Hur will defend his description of the president’s mental state in his testimony before the committee, calling it “necessary and accurate and fair,” according to prepared remarks of his opening statement, in which he plans to argue “the president himself put his memory squarely at issue” during the interview. Hur will also state that he felt the need to provide “rigorous, detailed and thorough analysis” of his decision to close the investigation. “I did not sanitize my explanation. Nor did I disparage the President unfairly,” the remarks state.

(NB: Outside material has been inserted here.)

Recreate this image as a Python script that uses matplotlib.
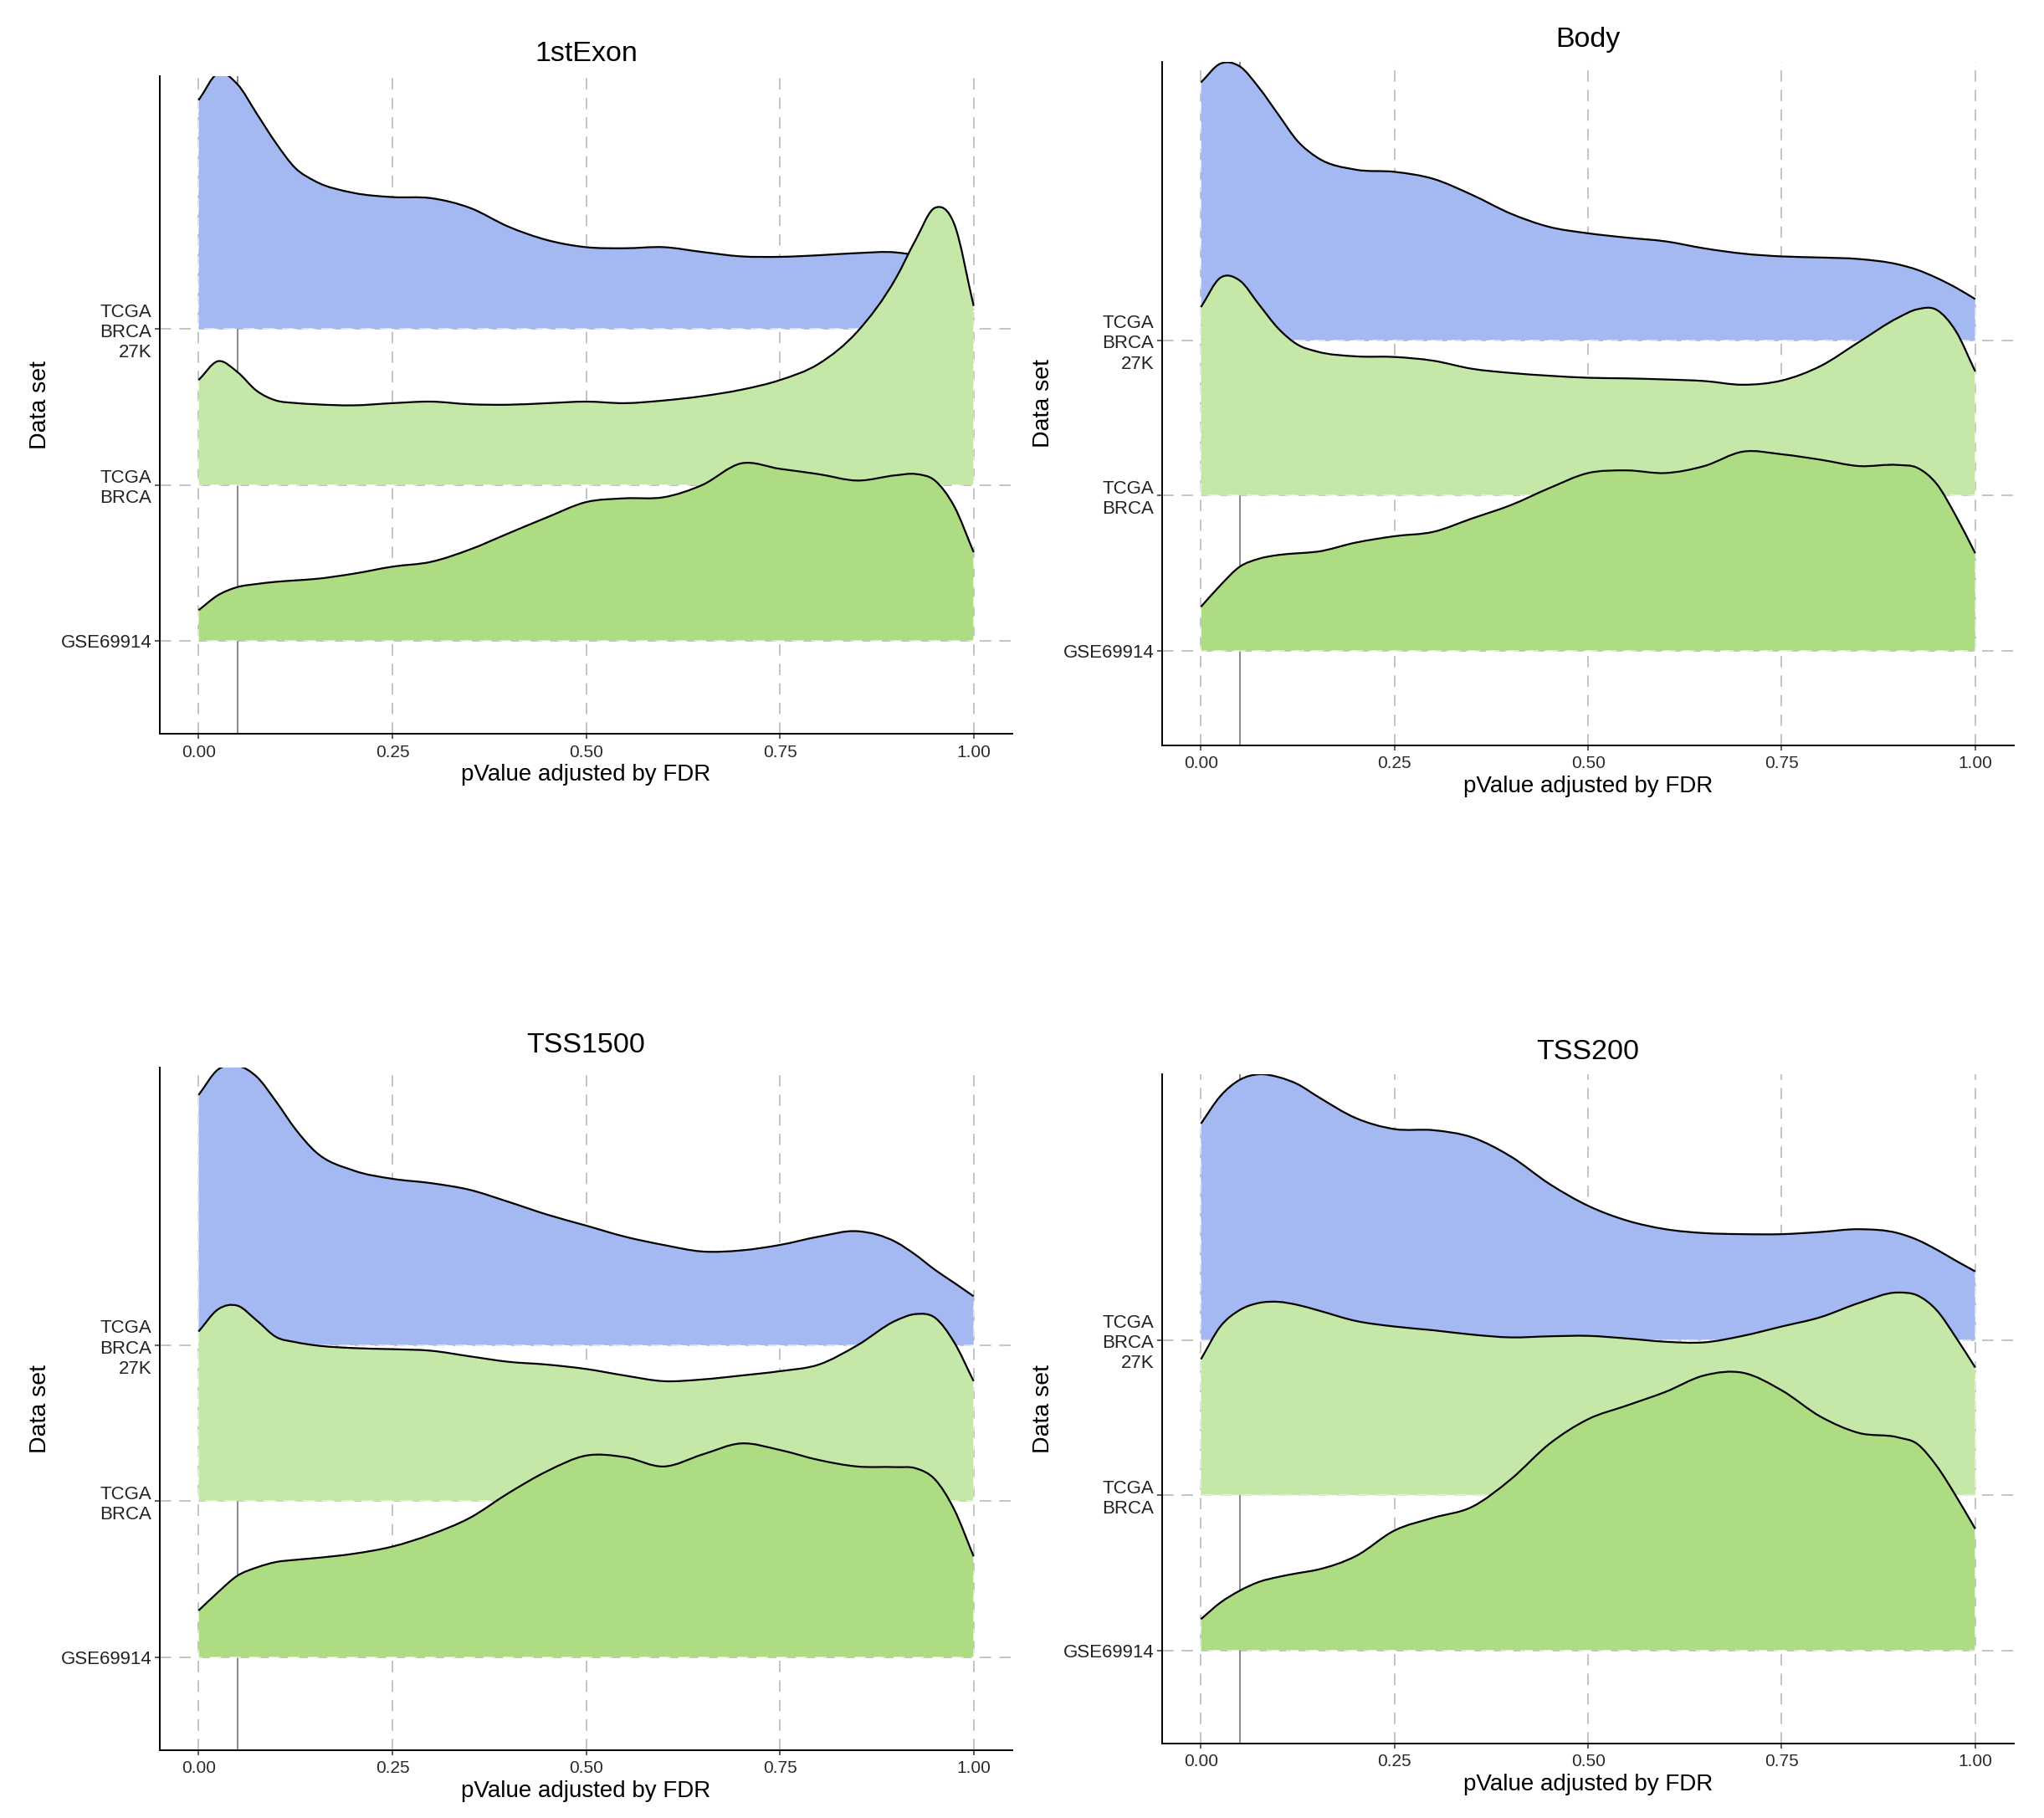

Biden, defending himself against Hur’s description of his memory, previously attacked the special counsel, claiming he inappropriately raised Beau Biden’s death. “How in the hell dare he raise that?” Biden told reporters in February, adding “frankly, when I was asked the question, I thought to myself, it wasn’t any of their damn business.” The transcript corroborates previously reported accounts from sources who also said it was Biden, not Hur, who brought up Beau Biden during the five-hour interview that took place in October. Hur released a report last month explaining why Biden would not face criminal charges in the probe into his handling of classified documents after Justice Department investigators discovered dozens of classified documents from Biden’s time as a senator and vice president at his residence and office in late 2022 and early 2023. Hur provided a damning description of Biden’s mental state, describing him as a “well-meaning elderly man with a poor memory” that a jury would be hard-pressed to convict. The description has exacerbated concerns about the 81-year-old president’s age—a key concern for voters in the 2024 election.